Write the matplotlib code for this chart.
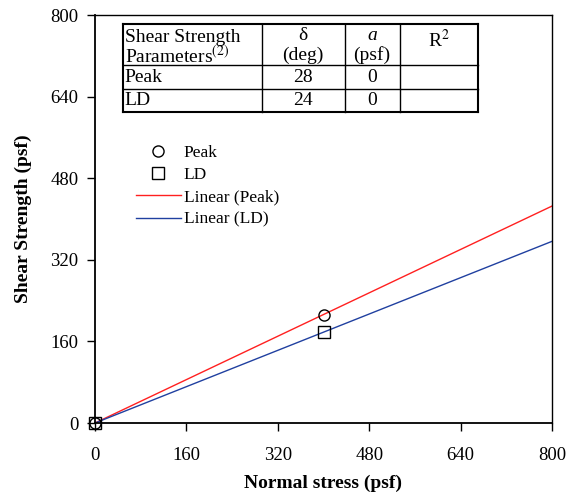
import numpy as np
import matplotlib
matplotlib.use('Agg')
import matplotlib.pyplot as plt

plt.rcParams['font.family'] = ['Liberation Serif', 'DejaVu Serif']
plt.rcParams['mathtext.fontset'] = 'stix'

# test data (normal stress, shear strength)
normal_stress = [0, 400]
peak_strength = [0, 212]
ld_strength = [0, 178]

# fitted friction angles (deg), adhesion (psf)
peak_delta = 28
ld_delta = 24
table_rows = ['Peak', 'LD']
table_delta = ['28', '24']
table_a = ['0', '0']

ticks = [0, 160, 320, 480, 640, 800]

fig = plt.figure(figsize=(5.71, 4.95), dpi=100)
ax = fig.add_axes([95 / 571, 1 - 423 / 495, 457 / 571, 408 / 495])

x_fit = np.array([0, 800])
ax.plot(normal_stress, peak_strength, 'o', mfc='none', mec='black', ms=8, mew=1.0,
        label='Peak', zorder=4, clip_on=False)
ax.plot(normal_stress, ld_strength, 's', mfc='none', mec='black', ms=9, mew=1.0,
        label='LD', zorder=4, clip_on=False)
ax.plot(x_fit, np.tan(np.radians(peak_delta)) * x_fit, color='#ff2020', lw=1.0, label='Linear (Peak)')
ax.plot(x_fit, np.tan(np.radians(ld_delta)) * x_fit, color='#2040a0', lw=1.0, label='Linear (LD)')

ax.set_xlim(0, 800)
ax.set_ylim(0, 800)
ax.set_xticks(ticks)
ax.set_yticks(ticks)
ax.tick_params(direction='out', length=6, width=1, labelsize=13.5, colors='black')
ax.tick_params(axis='x', pad=11)
ax.tick_params(axis='y', pad=6)
for s in ax.spines.values():
    s.set_linewidth(1.0)
ax.spines['left'].set_linewidth(1.3)
ax.spines['bottom'].set_linewidth(1.3)
ax.set_xlabel('Normal stress (psf)', fontsize=14, fontweight='bold', labelpad=8)
ax.set_ylabel('Shear Strength (psf)', fontsize=14, fontweight='bold', labelpad=13)

leg = ax.legend(loc='upper left', bbox_to_anchor=(0.055, 0.72), frameon=False,
                fontsize=12.5, handlelength=2.6, handletextpad=0.15, labelspacing=0.35)

# parameter table drawn in axes coords
def px(x):
    return (x - 95) / 457

def py(y):
    return (423 - y) / 408

col_x = [123, 262, 345, 400, 478]
row_y = [24, 65, 89, 112]
for yy in row_y:
    ax.plot([px(col_x[0]), px(col_x[-1])], [py(yy), py(yy)], transform=ax.transAxes,
            color='black', lw=1.0 if yy in row_y[1:3] else 1.5, clip_on=False)
for xx in col_x:
    ax.plot([px(xx), px(xx)], [py(row_y[0]), py(row_y[-1])], transform=ax.transAxes,
            color='black', lw=1.0 if xx not in (123, 478) else 1.5, clip_on=False)

fs = 14
ax.text(px(125), py(37), 'Shear Strength', transform=ax.transAxes, fontsize=fs, va='center', ha='left')
ax.text(px(125), py(56), r'Parameters$^{(2)}$', transform=ax.transAxes, fontsize=fs, va='center', ha='left')
ax.text(px(303), py(35), '\u03b4', transform=ax.transAxes, fontsize=fs, va='center', ha='center')
ax.text(px(303), py(55), '(deg)', transform=ax.transAxes, fontsize=fs, va='center', ha='center')
ax.text(px(372), py(35), 'a', transform=ax.transAxes, fontsize=fs, va='center', ha='center', style='italic')
ax.text(px(372), py(55), '(psf)', transform=ax.transAxes, fontsize=fs, va='center', ha='center')
ax.text(px(439), py(40), r'R$^2$', transform=ax.transAxes, fontsize=fs, va='center', ha='center')
for i, name in enumerate(table_rows):
    yc = py((row_y[i + 1] + row_y[i + 2]) / 2)
    ax.text(px(124), yc, name, transform=ax.transAxes, fontsize=fs, va='center', ha='left')
    ax.text(px(303), yc, table_delta[i], transform=ax.transAxes, fontsize=fs, va='center', ha='center')
    ax.text(px(372), yc, table_a[i], transform=ax.transAxes, fontsize=fs, va='center', ha='center')

fig.savefig('out.png', dpi=100)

....

Task instructions: Repeat only what lies between the start of the data and the end of the line containing "fontsize=14, fontweight='bold', labelpad=13)", exactly, with pictures left out.

Correct answer:
Write the matplotlib code for this chart.
import numpy as np
import matplotlib
matplotlib.use('Agg')
import matplotlib.pyplot as plt

plt.rcParams['font.family'] = ['Liberation Serif', 'DejaVu Serif']
plt.rcParams['mathtext.fontset'] = 'stix'

# test data (normal stress, shear strength)
normal_stress = [0, 400]
peak_strength = [0, 212]
ld_strength = [0, 178]

# fitted friction angles (deg), adhesion (psf)
peak_delta = 28
ld_delta = 24
table_rows = ['Peak', 'LD']
table_delta = ['28', '24']
table_a = ['0', '0']

ticks = [0, 160, 320, 480, 640, 800]

fig = plt.figure(figsize=(5.71, 4.95), dpi=100)
ax = fig.add_axes([95 / 571, 1 - 423 / 495, 457 / 571, 408 / 495])

x_fit = np.array([0, 800])
ax.plot(normal_stress, peak_strength, 'o', mfc='none', mec='black', ms=8, mew=1.0,
        label='Peak', zorder=4, clip_on=False)
ax.plot(normal_stress, ld_strength, 's', mfc='none', mec='black', ms=9, mew=1.0,
        label='LD', zorder=4, clip_on=False)
ax.plot(x_fit, np.tan(np.radians(peak_delta)) * x_fit, color='#ff2020', lw=1.0, label='Linear (Peak)')
ax.plot(x_fit, np.tan(np.radians(ld_delta)) * x_fit, color='#2040a0', lw=1.0, label='Linear (LD)')

ax.set_xlim(0, 800)
ax.set_ylim(0, 800)
ax.set_xticks(ticks)
ax.set_yticks(ticks)
ax.tick_params(direction='out', length=6, width=1, labelsize=13.5, colors='black')
ax.tick_params(axis='x', pad=11)
ax.tick_params(axis='y', pad=6)
for s in ax.spines.values():
    s.set_linewidth(1.0)
ax.spines['left'].set_linewidth(1.3)
ax.spines['bottom'].set_linewidth(1.3)
ax.set_xlabel('Normal stress (psf)', fontsize=14, fontweight='bold', labelpad=8)
ax.set_ylabel('Shear Strength (psf)', fontsize=14, fontweight='bold', labelpad=13)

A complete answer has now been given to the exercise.